Little wonder that humans invest these fundamental, overlapping, primal "containers"--of self, family, kin, society, reality, and cosmos--with such intensities of meaning. If these orifices, apertures, entrances and exits are blocked, constipated, or turned to "inappropriate" uses--or if they are hyper-functional (emitting too much waste, noise, over-the-top behavior), then babies may not be born, fish may not spawn, game may not be plentiful, crops may not be bountiful, relatives may not be welcoming, alliances may not prove enduring, the ancestors may turn away, and the cosmic forces may not smile down upon the people.

Serious stuff, and someone who violates the cultural norms of moderation (not too open but not too closed, not too available but not too retiring, not too forceful but not too meek, not marrying too closely but not marrying too far, etc.) is imperiling "us" on a host of levels.

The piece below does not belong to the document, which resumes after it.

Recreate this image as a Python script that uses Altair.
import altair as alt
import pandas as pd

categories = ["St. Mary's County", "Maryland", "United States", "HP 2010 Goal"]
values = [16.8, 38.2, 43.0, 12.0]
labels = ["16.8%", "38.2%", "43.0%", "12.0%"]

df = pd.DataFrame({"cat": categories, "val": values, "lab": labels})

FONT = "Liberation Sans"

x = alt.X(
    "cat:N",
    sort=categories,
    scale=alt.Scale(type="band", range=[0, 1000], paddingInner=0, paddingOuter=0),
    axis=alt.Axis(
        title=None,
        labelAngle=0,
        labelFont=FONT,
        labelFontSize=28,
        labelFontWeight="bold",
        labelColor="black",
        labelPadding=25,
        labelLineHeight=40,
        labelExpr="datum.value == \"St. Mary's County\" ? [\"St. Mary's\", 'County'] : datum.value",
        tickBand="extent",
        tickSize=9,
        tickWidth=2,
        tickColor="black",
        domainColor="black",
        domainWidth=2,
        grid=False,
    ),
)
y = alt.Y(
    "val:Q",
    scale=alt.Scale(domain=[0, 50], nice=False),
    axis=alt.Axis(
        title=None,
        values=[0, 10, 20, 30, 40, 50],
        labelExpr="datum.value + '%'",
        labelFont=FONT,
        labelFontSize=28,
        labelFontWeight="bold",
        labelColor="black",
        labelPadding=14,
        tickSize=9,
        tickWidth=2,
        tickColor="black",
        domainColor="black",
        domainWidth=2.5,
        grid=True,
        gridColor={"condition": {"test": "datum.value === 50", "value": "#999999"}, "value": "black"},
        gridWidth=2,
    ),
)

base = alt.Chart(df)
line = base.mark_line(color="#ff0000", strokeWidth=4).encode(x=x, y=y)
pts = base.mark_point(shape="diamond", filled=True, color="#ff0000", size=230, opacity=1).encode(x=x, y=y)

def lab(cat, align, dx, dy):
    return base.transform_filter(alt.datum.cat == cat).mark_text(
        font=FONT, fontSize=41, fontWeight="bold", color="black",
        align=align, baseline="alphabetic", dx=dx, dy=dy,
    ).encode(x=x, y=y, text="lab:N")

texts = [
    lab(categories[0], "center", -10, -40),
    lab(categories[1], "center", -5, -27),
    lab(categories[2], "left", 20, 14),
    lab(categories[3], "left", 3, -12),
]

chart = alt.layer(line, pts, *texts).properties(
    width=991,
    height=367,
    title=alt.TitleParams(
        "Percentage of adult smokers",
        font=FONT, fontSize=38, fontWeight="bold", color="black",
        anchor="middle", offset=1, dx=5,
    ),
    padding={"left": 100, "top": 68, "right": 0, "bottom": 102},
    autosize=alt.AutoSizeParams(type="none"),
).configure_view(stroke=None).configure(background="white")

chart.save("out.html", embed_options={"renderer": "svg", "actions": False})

For that reason, perhaps, when we want to express intense pain, disapproval, hostility, anger, or social sanction, we hurl epithets that accuse the malefactor of failing to confine and control waste products, failing to mate with the appropriate kin, gender, or species (!), and failing to maintain an appropriate relationship with the deity.

steviepinhead said...

Final Stevie ramble (for now!):

3. I think Kevin (or someone) made a point about speech defects. And others have questioned whether "bad" language is an actual category of words, or is entirely dependent on shifting social contexts and mores.

In this regard, I think syndromes like Tourette's are fascinating, since they apparently involve some sort of organic or biochemical irregularity that results in a "dis-inhibition" on uttering profanity. We have all heard of "language" centers in the (human) brain, Broca's area and the like. Is profane speech somehow primal ur-speech, having to do with bodily functions, violence, and cosmic forces, which must first be "repressed" or "re-directed" (what's the Freudian term I'm looking for here?) in order for us to converse about "higher order" matters?

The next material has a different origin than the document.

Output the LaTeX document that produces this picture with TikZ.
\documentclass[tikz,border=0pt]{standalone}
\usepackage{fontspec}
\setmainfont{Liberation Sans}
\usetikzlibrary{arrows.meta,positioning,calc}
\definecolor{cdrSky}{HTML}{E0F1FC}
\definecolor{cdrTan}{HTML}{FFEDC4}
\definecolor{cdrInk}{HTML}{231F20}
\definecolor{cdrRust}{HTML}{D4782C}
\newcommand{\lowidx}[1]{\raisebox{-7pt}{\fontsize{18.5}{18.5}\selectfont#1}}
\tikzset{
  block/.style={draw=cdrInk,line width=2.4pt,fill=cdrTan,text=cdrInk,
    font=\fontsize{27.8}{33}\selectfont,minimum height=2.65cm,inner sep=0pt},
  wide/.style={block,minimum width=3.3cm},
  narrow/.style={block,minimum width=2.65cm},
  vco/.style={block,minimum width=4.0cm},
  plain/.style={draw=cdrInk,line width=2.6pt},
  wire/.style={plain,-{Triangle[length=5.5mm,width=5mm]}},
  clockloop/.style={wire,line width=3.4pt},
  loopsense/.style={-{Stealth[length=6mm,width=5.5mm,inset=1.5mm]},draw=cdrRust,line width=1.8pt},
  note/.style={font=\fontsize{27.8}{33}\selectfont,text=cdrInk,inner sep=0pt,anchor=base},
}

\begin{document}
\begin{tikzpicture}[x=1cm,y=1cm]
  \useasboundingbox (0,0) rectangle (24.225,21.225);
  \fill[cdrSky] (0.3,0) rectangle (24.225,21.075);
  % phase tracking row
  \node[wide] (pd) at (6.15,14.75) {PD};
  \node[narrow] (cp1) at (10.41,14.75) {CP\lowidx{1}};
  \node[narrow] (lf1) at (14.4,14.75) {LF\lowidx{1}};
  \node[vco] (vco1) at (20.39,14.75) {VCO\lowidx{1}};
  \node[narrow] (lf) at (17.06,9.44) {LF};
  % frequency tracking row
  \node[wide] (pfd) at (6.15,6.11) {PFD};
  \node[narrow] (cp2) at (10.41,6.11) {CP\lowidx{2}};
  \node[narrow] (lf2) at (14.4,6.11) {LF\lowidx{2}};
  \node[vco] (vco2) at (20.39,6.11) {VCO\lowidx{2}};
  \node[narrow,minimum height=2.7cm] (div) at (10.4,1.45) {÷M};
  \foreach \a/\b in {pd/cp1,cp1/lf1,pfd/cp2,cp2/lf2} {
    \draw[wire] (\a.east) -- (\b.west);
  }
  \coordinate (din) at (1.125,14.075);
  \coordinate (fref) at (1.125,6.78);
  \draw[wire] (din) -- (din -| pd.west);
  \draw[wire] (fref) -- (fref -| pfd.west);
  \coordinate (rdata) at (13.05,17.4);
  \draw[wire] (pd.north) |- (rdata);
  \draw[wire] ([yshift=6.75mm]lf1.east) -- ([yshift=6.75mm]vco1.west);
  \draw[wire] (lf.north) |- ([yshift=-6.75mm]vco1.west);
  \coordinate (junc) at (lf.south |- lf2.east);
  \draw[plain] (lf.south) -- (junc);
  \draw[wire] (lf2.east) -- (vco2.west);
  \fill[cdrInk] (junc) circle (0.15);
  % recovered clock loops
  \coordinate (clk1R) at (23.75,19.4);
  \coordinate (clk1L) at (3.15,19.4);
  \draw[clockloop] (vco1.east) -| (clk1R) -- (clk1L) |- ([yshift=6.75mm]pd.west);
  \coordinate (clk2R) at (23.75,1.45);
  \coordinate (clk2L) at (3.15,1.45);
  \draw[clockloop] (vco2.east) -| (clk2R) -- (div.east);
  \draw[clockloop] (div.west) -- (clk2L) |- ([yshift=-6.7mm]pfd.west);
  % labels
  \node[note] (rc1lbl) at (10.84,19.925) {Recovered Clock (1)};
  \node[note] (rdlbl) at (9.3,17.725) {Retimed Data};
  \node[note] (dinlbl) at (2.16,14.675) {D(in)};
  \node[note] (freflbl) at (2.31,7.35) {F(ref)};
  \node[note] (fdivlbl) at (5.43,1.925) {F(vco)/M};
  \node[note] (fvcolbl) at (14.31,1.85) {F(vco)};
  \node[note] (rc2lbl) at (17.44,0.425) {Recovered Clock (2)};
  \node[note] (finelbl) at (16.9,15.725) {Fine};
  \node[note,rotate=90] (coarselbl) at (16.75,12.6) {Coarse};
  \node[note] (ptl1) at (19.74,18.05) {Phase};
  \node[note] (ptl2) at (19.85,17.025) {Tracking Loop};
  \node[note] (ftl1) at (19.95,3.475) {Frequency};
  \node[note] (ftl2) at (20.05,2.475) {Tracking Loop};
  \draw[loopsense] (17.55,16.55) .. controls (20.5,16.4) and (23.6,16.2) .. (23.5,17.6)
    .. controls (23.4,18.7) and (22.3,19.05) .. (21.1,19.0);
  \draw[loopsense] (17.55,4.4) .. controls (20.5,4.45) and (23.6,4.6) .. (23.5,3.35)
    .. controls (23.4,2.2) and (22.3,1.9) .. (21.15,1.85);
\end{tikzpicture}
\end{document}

Likewise, we are all familiar (by observation or personal experience) with the dis-inhibitions that can result from intoxication: of course, we don't all allow ourselves to become irresponsibly dis-inhibited in the first place and, even when we do, we don't all react by uttering more profanity, becoming hostile, violent, or abusive, or acting out sexually. Still, it is interesting how dis-inhibitions in one of these realms seem to run along with dis-inhibitions in the others...

Looking back up at all this, I realize that it's the usual case of too much "Stevie" all at once. I'll break this into several separate posts so people don't feel they have to "swallow" all this at once.